Data =>
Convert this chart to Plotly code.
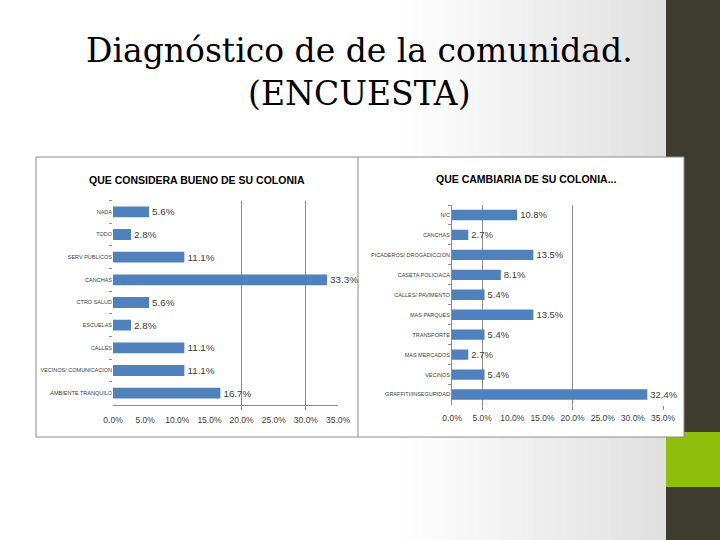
import plotly.graph_objects as go

# ---- data ----
left_title = "QUE CONSIDERA BUENO DE SU COLONIA"
left_categories = ["NADA", "TODO", "SERV PUBLICOS", "CANCHAS", "CTRO SALUD",
                   "ESCUELAS", "CALLES", "VECINOS/ COMUNICACION", "AMBIENTE TRANQUILO"]
left_values = [5.6, 2.8, 11.1, 33.3, 5.6, 2.8, 11.1, 11.1, 16.7]

right_title = "QUE CAMBIARIA DE SU COLONIA..."
right_categories = ["N/C", "CANCHAS", "PICADEROS/ DROGADICCION", "CASETA POLICIACA",
                    "CALLES/ PAVIMENTO", "MAS PARQUES", "TRANSPORTE", "MAS MERCADOS",
                    "VECINOS", "GRAFFITI/INSEGURIDAD"]
right_values = [10.8, 2.7, 13.5, 8.1, 5.4, 13.5, 5.4, 2.7, 5.4, 32.4]

x_ticks = [0, 5, 10, 15, 20, 25, 30, 35]
x_ticktext = ["0.0%", "5.0%", "10.0%", "15.0%", "20.0%", "25.0%", "30.0%", "35.0%"]
left_grid = [20, 30]
right_grid = [5, 20, 35]

title_lines = ["Diagnóstico de de la comunidad.", "(ENCUESTA)"]

# ---- helpers ----
W, H = 720, 540
def px(x): return x / W
def py(y): return 1 - y / H

BAR = "#4f81bd"
TXT = "#404040"
SANS = "Liberation Sans, Arial, sans-serif"

fig = go.Figure()
fig.add_trace(go.Bar(
    x=left_values, y=left_categories, orientation="h", marker_color=BAR, width=0.48,
    text=[f"{v:.1f}%" for v in left_values], textposition="outside",
    textfont=dict(family=SANS, size=10, color=TXT), cliponaxis=False,
    xaxis="x", yaxis="y", showlegend=False))
fig.add_trace(go.Bar(
    x=right_values, y=right_categories, orientation="h", marker_color=BAR, width=0.52,
    text=[f"{v:.1f}%" for v in right_values], textposition="outside",
    textfont=dict(family=SANS, size=10, color=TXT), cliponaxis=False,
    xaxis="x2", yaxis="y2", showlegend=False))

ldom_y = [py(404.5), py(200.5)]
rdom_y = [py(404.5), py(205)]
ldom_x = [px(113), px(338)]
rdom_x = [px(452), px(663)]

common_x = dict(range=[0, 35], tickvals=x_ticks, ticktext=x_ticktext, showgrid=False,
                tickfont=dict(family=SANS, size=8.5, color=TXT), ticks="", tickangle=0,
                ticklabelstandoff=7, zeroline=False, fixedrange=True, automargin=False)
cat_font = dict(family=SANS, size=5.5, color=TXT)
grid_common = dict(range=[0, 35], showticklabels=False, showgrid=True, gridcolor="#8c8c8c",
                   gridwidth=1, ticks="outside", ticklen=4, tickcolor="#8c8c8c",
                   zeroline=False, side="bottom", fixedrange=True, automargin=False)

fig.update_layout(
    template="none",
    width=W, height=H, margin=dict(l=0, r=0, t=0, b=0, pad=0, autoexpand=False),
    paper_bgcolor="white", plot_bgcolor="rgba(0,0,0,0)",
    bargap=0.5,
    xaxis=dict(domain=ldom_x, anchor="y", showline=True, linecolor="#8c8c8c", **common_x),
    yaxis=dict(domain=ldom_y, anchor="x", autorange="reversed", showline=False,
               ticks="outside", ticklen=3, tickcolor="#8c8c8c", tickson="boundaries",
               tickfont=cat_font, showgrid=False, fixedrange=True, automargin=False),
    xaxis2=dict(domain=rdom_x, anchor="y2", showline=False, **common_x),
    yaxis2=dict(domain=rdom_y, anchor="x2", autorange="reversed", showline=True,
                linecolor="#8c8c8c", ticks="outside", ticklen=3, tickcolor="#8c8c8c",
                tickson="boundaries", tickfont=cat_font, showgrid=False, fixedrange=True,
                automargin=False),
    xaxis3=dict(overlaying="x", anchor="y", tickvals=left_grid, **grid_common),
    xaxis4=dict(overlaying="x2", anchor="y2", tickvals=right_grid, **grid_common),
)
# empty traces so the overlay grid axes are drawn
fig.add_trace(go.Scatter(x=[None], y=[None], xaxis="x3", yaxis="y", showlegend=False,
                         hoverinfo="skip"))
fig.add_trace(go.Scatter(x=[None], y=[None], xaxis="x4", yaxis="y2", showlegend=False,
                         hoverinfo="skip"))

shapes = []
# background horizontal gradient (white -> light gray)
x0, x1, n = 400, 666, 24
for i in range(n):
    a = x0 + (x1 - x0) * i / n
    b = x0 + (x1 - x0) * (i + 1) / n + 1
    g = int(255 - (255 - 224) * (i + 0.5) / n)
    shapes.append(dict(type="rect", xref="paper", yref="paper", x0=px(a), x1=px(b),
                       y0=0, y1=1, fillcolor=f"rgb({g},{g},{g})", line_width=0, layer="below"))
# dark strip and green block at right
shapes.append(dict(type="rect", xref="paper", yref="paper", x0=px(666), x1=1, y0=0, y1=1,
                   fillcolor="#3e3c2f", line_width=0, layer="below"))
shapes.append(dict(type="rect", xref="paper", yref="paper", x0=px(666), x1=1,
                   y0=py(487), y1=py(432), fillcolor="#8fbe0c", line_width=0, layer="below"))
# chart frame
shapes.append(dict(type="rect", xref="paper", yref="paper", x0=px(36), x1=px(684),
                   y0=py(437), y1=py(157), fillcolor="white",
                   line=dict(color="#8c8c8c", width=1), layer="below"))
shapes.append(dict(type="line", xref="paper", yref="paper", x0=px(358), x1=px(358),
                   y0=py(437), y1=py(157), line=dict(color="#8c8c8c", width=1), layer="below"))
fig.update_layout(shapes=shapes)

SERIF = "DejaVu Serif, Liberation Serif, serif"
fig.add_annotation(text="<br>".join(title_lines), xref="paper", yref="paper", x=px(359),
                   y=py(72), showarrow=False, xanchor="center", yanchor="middle",
                   align="center", font=dict(family=SERIF, size=33, color="black"))
fig.add_annotation(text=f"<b>{left_title}</b>", xref="paper", yref="paper", x=px(197),
                   y=py(180), showarrow=False, xanchor="center", yanchor="middle",
                   font=dict(family=SANS, size=10.5, color="black"))
fig.add_annotation(text=f"<b>{right_title}</b>", xref="paper", yref="paper", x=px(526),
                   y=py(179), showarrow=False, xanchor="center", yanchor="middle",
                   font=dict(family=SANS, size=10.5, color="black"))

fig.write_html("out.html",
               config={"displayModeBar": False},
               post_script="document.body.style.margin='0';"
                           "document.body.style.overflow='hidden';")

What is required => Reproduce the material above in full and without alteration, but skip all pictures.

Answer to the problem =>
Convert this chart to Plotly code.
import plotly.graph_objects as go

# ---- data ----
left_title = "QUE CONSIDERA BUENO DE SU COLONIA"
left_categories = ["NADA", "TODO", "SERV PUBLICOS", "CANCHAS", "CTRO SALUD",
                   "ESCUELAS", "CALLES", "VECINOS/ COMUNICACION", "AMBIENTE TRANQUILO"]
left_values = [5.6, 2.8, 11.1, 33.3, 5.6, 2.8, 11.1, 11.1, 16.7]

right_title = "QUE CAMBIARIA DE SU COLONIA..."
right_categories = ["N/C", "CANCHAS", "PICADEROS/ DROGADICCION", "CASETA POLICIACA",
                    "CALLES/ PAVIMENTO", "MAS PARQUES", "TRANSPORTE", "MAS MERCADOS",
                    "VECINOS", "GRAFFITI/INSEGURIDAD"]
right_values = [10.8, 2.7, 13.5, 8.1, 5.4, 13.5, 5.4, 2.7, 5.4, 32.4]

x_ticks = [0, 5, 10, 15, 20, 25, 30, 35]
x_ticktext = ["0.0%", "5.0%", "10.0%", "15.0%", "20.0%", "25.0%", "30.0%", "35.0%"]
left_grid = [20, 30]
right_grid = [5, 20, 35]

title_lines = ["Diagnóstico de de la comunidad.", "(ENCUESTA)"]

# ---- helpers ----
W, H = 720, 540
def px(x): return x / W
def py(y): return 1 - y / H

BAR = "#4f81bd"
TXT = "#404040"
SANS = "Liberation Sans, Arial, sans-serif"

fig = go.Figure()
fig.add_trace(go.Bar(
    x=left_values, y=left_categories, orientation="h", marker_color=BAR, width=0.48,
    text=[f"{v:.1f}%" for v in left_values], textposition="outside",
    textfont=dict(family=SANS, size=10, color=TXT), cliponaxis=False,
    xaxis="x", yaxis="y", showlegend=False))
fig.add_trace(go.Bar(
    x=right_values, y=right_categories, orientation="h", marker_color=BAR, width=0.52,
    text=[f"{v:.1f}%" for v in right_values], textposition="outside",
    textfont=dict(family=SANS, size=10, color=TXT), cliponaxis=False,
    xaxis="x2", yaxis="y2", showlegend=False))

ldom_y = [py(404.5), py(200.5)]
rdom_y = [py(404.5), py(205)]
ldom_x = [px(113), px(338)]
rdom_x = [px(452), px(663)]

common_x = dict(range=[0, 35], tickvals=x_ticks, ticktext=x_ticktext, showgrid=False,
                tickfont=dict(family=SANS, size=8.5, color=TXT), ticks="", tickangle=0,
                ticklabelstandoff=7, zeroline=False, fixedrange=True, automargin=False)
cat_font = dict(family=SANS, size=5.5, color=TXT)
grid_common = dict(range=[0, 35], showticklabels=False, showgrid=True, gridcolor="#8c8c8c",
                   gridwidth=1, ticks="outside", ticklen=4, tickcolor="#8c8c8c",
                   zeroline=False, side="bottom", fixedrange=True, automargin=False)

fig.update_layout(
    template="none",
    width=W, height=H, margin=dict(l=0, r=0, t=0, b=0, pad=0, autoexpand=False),
    paper_bgcolor="white", plot_bgcolor="rgba(0,0,0,0)",
    bargap=0.5,
    xaxis=dict(domain=ldom_x, anchor="y", showline=True, linecolor="#8c8c8c", **common_x),
    yaxis=dict(domain=ldom_y, anchor="x", autorange="reversed", showline=False,
               ticks="outside", ticklen=3, tickcolor="#8c8c8c", tickson="boundaries",
               tickfont=cat_font, showgrid=False, fixedrange=True, automargin=False),
    xaxis2=dict(domain=rdom_x, anchor="y2", showline=False, **common_x),
    yaxis2=dict(domain=rdom_y, anchor="x2", autorange="reversed", showline=True,
                linecolor="#8c8c8c", ticks="outside", ticklen=3, tickcolor="#8c8c8c",
                tickson="boundaries", tickfont=cat_font, showgrid=False, fixedrange=True,
                automargin=False),
    xaxis3=dict(overlaying="x", anchor="y", tickvals=left_grid, **grid_common),
    xaxis4=dict(overlaying="x2", anchor="y2", tickvals=right_grid, **grid_common),
)
# empty traces so the overlay grid axes are drawn
fig.add_trace(go.Scatter(x=[None], y=[None], xaxis="x3", yaxis="y", showlegend=False,
                         hoverinfo="skip"))
fig.add_trace(go.Scatter(x=[None], y=[None], xaxis="x4", yaxis="y2", showlegend=False,
                         hoverinfo="skip"))

shapes = []
# background horizontal gradient (white -> light gray)
x0, x1, n = 400, 666, 24
for i in range(n):
    a = x0 + (x1 - x0) * i / n
    b = x0 + (x1 - x0) * (i + 1) / n + 1
    g = int(255 - (255 - 224) * (i + 0.5) / n)
    shapes.append(dict(type="rect", xref="paper", yref="paper", x0=px(a), x1=px(b),
                       y0=0, y1=1, fillcolor=f"rgb({g},{g},{g})", line_width=0, layer="below"))
# dark strip and green block at right
shapes.append(dict(type="rect", xref="paper", yref="paper", x0=px(666), x1=1, y0=0, y1=1,
                   fillcolor="#3e3c2f", line_width=0, layer="below"))
shapes.append(dict(type="rect", xref="paper", yref="paper", x0=px(666), x1=1,
                   y0=py(487), y1=py(432), fillcolor="#8fbe0c", line_width=0, layer="below"))
# chart frame
shapes.append(dict(type="rect", xref="paper", yref="paper", x0=px(36), x1=px(684),
                   y0=py(437), y1=py(157), fillcolor="white",
                   line=dict(color="#8c8c8c", width=1), layer="below"))
shapes.append(dict(type="line", xref="paper", yref="paper", x0=px(358), x1=px(358),
                   y0=py(437), y1=py(157), line=dict(color="#8c8c8c", width=1), layer="below"))
fig.update_layout(shapes=shapes)

SERIF = "DejaVu Serif, Liberation Serif, serif"
fig.add_annotation(text="<br>".join(title_lines), xref="paper", yref="paper", x=px(359),
                   y=py(72), showarrow=False, xanchor="center", yanchor="middle",
                   align="center", font=dict(family=SERIF, size=33, color="black"))
fig.add_annotation(text=f"<b>{left_title}</b>", xref="paper", yref="paper", x=px(197),
                   y=py(180), showarrow=False, xanchor="center", yanchor="middle",
                   font=dict(family=SANS, size=10.5, color="black"))
fig.add_annotation(text=f"<b>{right_title}</b>", xref="paper", yref="paper", x=px(526),
                   y=py(179), showarrow=False, xanchor="center", yanchor="middle",
                   font=dict(family=SANS, size=10.5, color="black"))

fig.write_html("out.html",
               config={"displayModeBar": False},
               post_script="document.body.style.margin='0';"
                           "document.body.style.overflow='hidden';")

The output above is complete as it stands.